- [Records for this exercise]:
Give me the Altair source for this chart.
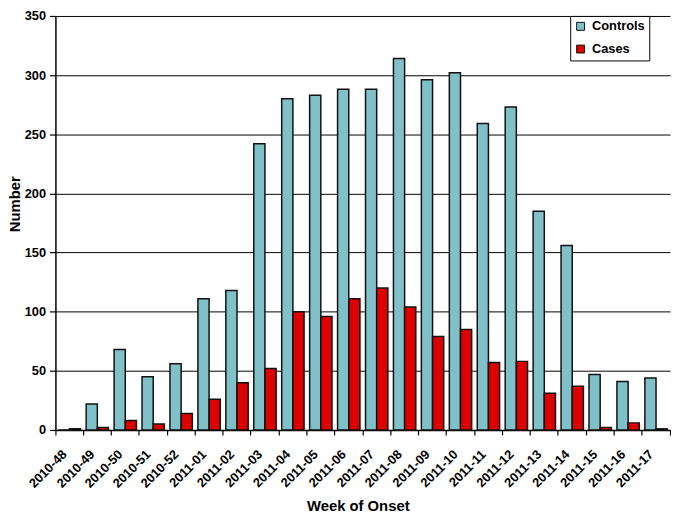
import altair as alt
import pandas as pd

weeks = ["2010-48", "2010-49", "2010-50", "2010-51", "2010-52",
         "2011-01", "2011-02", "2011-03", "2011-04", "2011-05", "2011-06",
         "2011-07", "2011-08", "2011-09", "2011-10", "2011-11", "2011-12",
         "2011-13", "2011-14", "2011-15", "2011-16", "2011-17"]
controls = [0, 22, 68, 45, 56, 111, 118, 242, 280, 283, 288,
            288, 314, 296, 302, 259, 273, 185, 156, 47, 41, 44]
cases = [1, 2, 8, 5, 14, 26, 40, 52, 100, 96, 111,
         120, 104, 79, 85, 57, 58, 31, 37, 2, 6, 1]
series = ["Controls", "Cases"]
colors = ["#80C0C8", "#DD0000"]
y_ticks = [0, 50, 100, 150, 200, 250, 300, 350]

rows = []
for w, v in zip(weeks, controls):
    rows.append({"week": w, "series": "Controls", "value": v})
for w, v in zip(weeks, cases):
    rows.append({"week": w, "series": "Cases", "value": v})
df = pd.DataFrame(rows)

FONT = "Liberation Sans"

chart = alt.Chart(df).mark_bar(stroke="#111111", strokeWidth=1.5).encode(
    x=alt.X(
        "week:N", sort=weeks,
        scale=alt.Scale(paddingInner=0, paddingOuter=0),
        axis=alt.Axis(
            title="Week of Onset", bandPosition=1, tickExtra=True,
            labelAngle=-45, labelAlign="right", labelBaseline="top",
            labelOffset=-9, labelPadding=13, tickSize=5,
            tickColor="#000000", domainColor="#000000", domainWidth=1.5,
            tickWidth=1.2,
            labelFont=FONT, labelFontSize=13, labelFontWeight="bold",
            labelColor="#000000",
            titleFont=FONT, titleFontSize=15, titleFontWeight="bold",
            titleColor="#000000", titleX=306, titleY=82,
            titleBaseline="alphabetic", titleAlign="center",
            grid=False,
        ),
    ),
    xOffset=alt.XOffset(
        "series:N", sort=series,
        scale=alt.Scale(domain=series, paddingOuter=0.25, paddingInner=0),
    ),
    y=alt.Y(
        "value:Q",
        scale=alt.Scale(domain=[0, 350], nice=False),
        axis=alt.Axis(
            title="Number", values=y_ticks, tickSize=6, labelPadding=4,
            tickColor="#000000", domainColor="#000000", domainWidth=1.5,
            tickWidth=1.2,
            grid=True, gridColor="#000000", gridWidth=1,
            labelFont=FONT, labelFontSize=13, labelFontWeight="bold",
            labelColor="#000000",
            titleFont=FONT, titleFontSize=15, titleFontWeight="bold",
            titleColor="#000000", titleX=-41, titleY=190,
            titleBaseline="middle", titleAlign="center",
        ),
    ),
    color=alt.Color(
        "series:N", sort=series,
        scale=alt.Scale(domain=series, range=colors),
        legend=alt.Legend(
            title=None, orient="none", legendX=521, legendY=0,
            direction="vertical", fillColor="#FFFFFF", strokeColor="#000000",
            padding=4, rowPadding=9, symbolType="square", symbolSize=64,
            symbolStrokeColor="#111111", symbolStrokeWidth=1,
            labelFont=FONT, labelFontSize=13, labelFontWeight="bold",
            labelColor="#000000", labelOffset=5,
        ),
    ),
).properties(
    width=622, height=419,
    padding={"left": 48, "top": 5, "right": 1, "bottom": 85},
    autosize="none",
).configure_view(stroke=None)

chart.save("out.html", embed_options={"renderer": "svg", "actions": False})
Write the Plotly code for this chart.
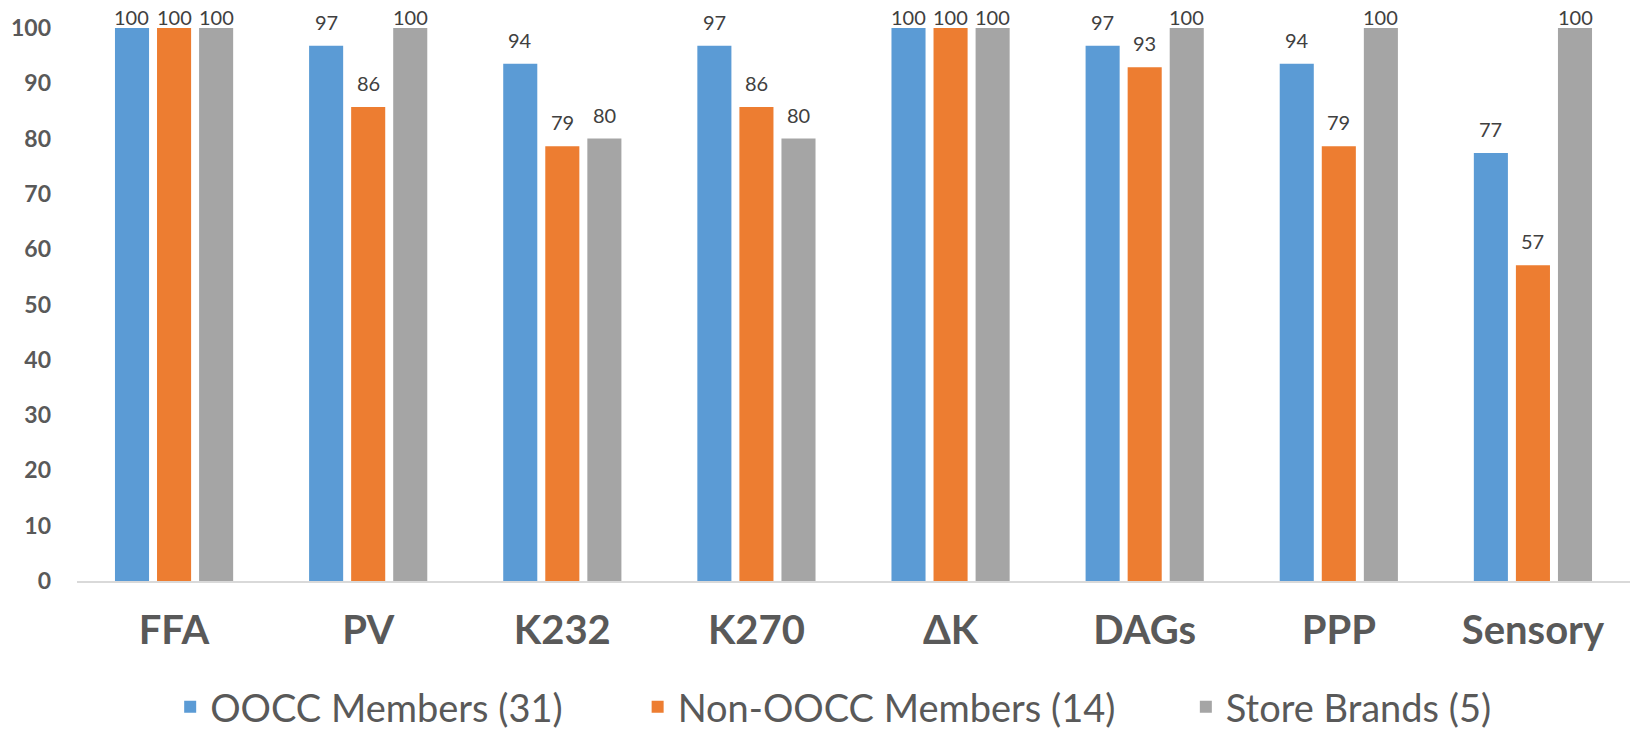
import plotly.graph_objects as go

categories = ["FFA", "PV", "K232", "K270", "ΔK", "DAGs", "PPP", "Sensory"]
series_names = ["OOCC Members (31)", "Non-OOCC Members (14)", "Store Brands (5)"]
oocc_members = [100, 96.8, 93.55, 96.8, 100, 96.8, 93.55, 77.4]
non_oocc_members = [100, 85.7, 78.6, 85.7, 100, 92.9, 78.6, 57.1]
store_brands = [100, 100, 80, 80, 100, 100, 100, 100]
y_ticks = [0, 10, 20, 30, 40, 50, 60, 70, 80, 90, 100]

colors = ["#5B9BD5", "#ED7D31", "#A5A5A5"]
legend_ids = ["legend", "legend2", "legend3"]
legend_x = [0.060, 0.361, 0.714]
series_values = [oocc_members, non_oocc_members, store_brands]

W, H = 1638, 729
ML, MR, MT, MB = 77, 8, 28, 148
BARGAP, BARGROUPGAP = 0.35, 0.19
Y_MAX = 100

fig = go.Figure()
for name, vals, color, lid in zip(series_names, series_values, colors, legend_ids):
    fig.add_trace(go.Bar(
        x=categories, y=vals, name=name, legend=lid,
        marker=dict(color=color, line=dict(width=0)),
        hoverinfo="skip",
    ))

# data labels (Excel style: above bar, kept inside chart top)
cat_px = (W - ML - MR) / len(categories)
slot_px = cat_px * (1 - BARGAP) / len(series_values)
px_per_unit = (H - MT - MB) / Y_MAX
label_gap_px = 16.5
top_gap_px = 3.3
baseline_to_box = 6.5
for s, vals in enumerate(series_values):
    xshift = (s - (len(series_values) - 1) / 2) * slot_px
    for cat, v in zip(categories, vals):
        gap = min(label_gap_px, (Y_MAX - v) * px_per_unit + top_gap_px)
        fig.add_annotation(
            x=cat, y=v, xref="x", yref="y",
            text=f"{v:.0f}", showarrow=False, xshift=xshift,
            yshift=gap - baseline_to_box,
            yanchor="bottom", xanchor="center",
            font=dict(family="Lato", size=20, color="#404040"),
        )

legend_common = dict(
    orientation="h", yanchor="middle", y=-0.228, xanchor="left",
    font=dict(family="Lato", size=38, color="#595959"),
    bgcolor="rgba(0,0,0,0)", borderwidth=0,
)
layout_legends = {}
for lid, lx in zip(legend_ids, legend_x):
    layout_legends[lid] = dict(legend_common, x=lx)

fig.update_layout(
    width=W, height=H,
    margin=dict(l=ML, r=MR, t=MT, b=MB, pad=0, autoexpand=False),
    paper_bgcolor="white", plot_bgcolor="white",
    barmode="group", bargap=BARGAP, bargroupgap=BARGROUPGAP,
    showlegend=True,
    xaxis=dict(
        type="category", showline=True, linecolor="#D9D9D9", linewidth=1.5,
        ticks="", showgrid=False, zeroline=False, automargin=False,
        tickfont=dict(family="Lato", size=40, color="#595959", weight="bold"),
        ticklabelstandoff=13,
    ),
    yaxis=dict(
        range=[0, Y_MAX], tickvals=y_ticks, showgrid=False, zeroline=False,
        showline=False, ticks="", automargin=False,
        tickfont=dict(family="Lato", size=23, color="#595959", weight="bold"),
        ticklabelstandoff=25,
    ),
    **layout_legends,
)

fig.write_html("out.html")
==
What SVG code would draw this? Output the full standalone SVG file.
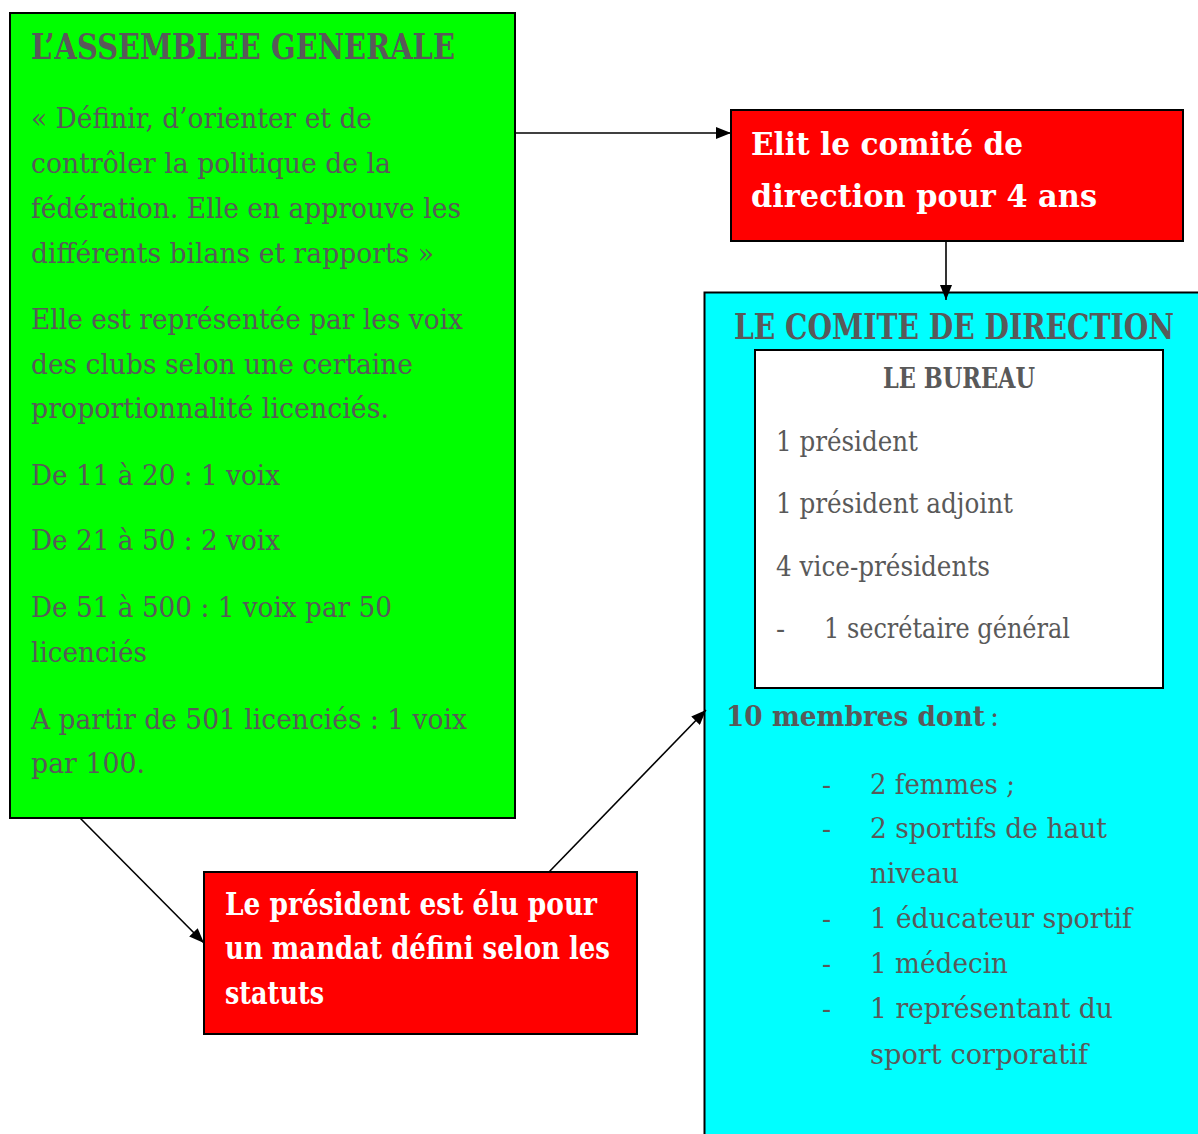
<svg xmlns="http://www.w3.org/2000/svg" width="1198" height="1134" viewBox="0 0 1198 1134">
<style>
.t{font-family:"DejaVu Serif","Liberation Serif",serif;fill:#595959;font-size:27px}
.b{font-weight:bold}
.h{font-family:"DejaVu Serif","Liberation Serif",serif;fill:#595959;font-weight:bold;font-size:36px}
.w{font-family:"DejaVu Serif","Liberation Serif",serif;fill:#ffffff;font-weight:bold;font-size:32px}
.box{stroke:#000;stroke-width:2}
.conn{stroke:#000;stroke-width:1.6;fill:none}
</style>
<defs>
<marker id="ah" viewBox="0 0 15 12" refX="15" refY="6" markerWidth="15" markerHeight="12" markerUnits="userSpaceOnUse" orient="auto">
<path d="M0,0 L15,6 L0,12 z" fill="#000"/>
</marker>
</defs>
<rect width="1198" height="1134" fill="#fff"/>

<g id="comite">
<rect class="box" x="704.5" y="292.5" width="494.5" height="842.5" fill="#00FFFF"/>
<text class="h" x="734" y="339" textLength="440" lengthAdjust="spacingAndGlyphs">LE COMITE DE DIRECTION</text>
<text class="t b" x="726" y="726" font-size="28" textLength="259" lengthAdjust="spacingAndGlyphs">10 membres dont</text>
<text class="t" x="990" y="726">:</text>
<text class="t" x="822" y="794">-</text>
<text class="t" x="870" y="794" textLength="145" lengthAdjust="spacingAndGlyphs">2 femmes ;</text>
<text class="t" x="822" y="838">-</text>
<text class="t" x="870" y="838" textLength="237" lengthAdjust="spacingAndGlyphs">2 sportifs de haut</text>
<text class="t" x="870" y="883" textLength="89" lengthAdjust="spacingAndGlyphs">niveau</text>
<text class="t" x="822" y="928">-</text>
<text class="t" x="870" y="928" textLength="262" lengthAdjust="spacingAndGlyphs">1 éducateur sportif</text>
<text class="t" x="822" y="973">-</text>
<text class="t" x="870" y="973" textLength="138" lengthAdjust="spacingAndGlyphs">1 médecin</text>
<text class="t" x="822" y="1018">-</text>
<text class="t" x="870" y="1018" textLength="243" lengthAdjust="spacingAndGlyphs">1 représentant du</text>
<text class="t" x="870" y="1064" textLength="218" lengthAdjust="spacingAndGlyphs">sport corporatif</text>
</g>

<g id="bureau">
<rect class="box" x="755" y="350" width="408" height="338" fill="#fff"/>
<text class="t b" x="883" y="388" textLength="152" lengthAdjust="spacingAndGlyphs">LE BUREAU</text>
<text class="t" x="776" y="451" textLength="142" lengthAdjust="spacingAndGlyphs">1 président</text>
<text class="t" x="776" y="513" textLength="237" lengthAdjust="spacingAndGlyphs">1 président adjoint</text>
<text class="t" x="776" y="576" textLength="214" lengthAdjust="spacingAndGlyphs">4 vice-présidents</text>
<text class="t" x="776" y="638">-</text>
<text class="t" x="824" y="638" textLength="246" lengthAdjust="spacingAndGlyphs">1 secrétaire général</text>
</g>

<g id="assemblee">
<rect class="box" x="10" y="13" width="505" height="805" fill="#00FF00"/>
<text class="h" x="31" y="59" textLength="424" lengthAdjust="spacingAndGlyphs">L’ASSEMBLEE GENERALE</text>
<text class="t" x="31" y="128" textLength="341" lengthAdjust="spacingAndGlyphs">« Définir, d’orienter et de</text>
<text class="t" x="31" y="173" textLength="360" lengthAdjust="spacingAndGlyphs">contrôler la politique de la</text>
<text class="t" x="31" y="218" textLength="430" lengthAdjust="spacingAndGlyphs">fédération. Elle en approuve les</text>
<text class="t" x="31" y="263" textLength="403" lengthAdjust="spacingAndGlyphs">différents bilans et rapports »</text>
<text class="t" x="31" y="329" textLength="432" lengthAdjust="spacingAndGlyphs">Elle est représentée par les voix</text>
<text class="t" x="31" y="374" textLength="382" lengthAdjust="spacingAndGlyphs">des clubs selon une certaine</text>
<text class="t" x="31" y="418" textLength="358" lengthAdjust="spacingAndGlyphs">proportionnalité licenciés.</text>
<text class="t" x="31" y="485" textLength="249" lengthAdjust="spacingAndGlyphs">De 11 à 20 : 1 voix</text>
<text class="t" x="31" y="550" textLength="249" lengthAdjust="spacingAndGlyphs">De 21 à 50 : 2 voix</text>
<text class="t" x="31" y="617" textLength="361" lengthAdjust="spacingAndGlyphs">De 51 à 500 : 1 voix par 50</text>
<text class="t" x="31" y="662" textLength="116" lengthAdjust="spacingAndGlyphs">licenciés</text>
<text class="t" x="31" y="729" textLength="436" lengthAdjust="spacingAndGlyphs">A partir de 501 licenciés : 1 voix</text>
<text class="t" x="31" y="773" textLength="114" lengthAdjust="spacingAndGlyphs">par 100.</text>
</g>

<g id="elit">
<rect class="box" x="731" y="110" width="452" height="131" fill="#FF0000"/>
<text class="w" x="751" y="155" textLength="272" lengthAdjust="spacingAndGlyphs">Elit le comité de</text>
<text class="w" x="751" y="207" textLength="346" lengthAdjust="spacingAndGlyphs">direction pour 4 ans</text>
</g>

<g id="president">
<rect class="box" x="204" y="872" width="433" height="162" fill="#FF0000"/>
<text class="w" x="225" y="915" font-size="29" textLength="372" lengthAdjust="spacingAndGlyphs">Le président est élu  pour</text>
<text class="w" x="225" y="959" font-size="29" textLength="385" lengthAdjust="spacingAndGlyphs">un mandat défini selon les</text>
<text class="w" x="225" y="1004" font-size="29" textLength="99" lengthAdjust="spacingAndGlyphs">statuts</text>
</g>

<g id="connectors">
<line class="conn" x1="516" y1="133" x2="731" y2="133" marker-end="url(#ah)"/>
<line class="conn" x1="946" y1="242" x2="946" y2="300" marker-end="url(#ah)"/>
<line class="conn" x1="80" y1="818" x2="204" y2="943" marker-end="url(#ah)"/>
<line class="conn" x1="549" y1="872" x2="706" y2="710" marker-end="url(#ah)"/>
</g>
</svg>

- [Directions]: All lines above from the one containing "Give me the Altair source for this chart." through the one containing "y_ticks = [0, 50, 100, 150, 200, 250, 300, 350]" are to be quoted exactly, and only those; pictures are left out.

- [Result for this exercise]:
Give me the Altair source for this chart.
import altair as alt
import pandas as pd

weeks = ["2010-48", "2010-49", "2010-50", "2010-51", "2010-52",
         "2011-01", "2011-02", "2011-03", "2011-04", "2011-05", "2011-06",
         "2011-07", "2011-08", "2011-09", "2011-10", "2011-11", "2011-12",
         "2011-13", "2011-14", "2011-15", "2011-16", "2011-17"]
controls = [0, 22, 68, 45, 56, 111, 118, 242, 280, 283, 288,
            288, 314, 296, 302, 259, 273, 185, 156, 47, 41, 44]
cases = [1, 2, 8, 5, 14, 26, 40, 52, 100, 96, 111,
         120, 104, 79, 85, 57, 58, 31, 37, 2, 6, 1]
series = ["Controls", "Cases"]
colors = ["#80C0C8", "#DD0000"]
y_ticks = [0, 50, 100, 150, 200, 250, 300, 350]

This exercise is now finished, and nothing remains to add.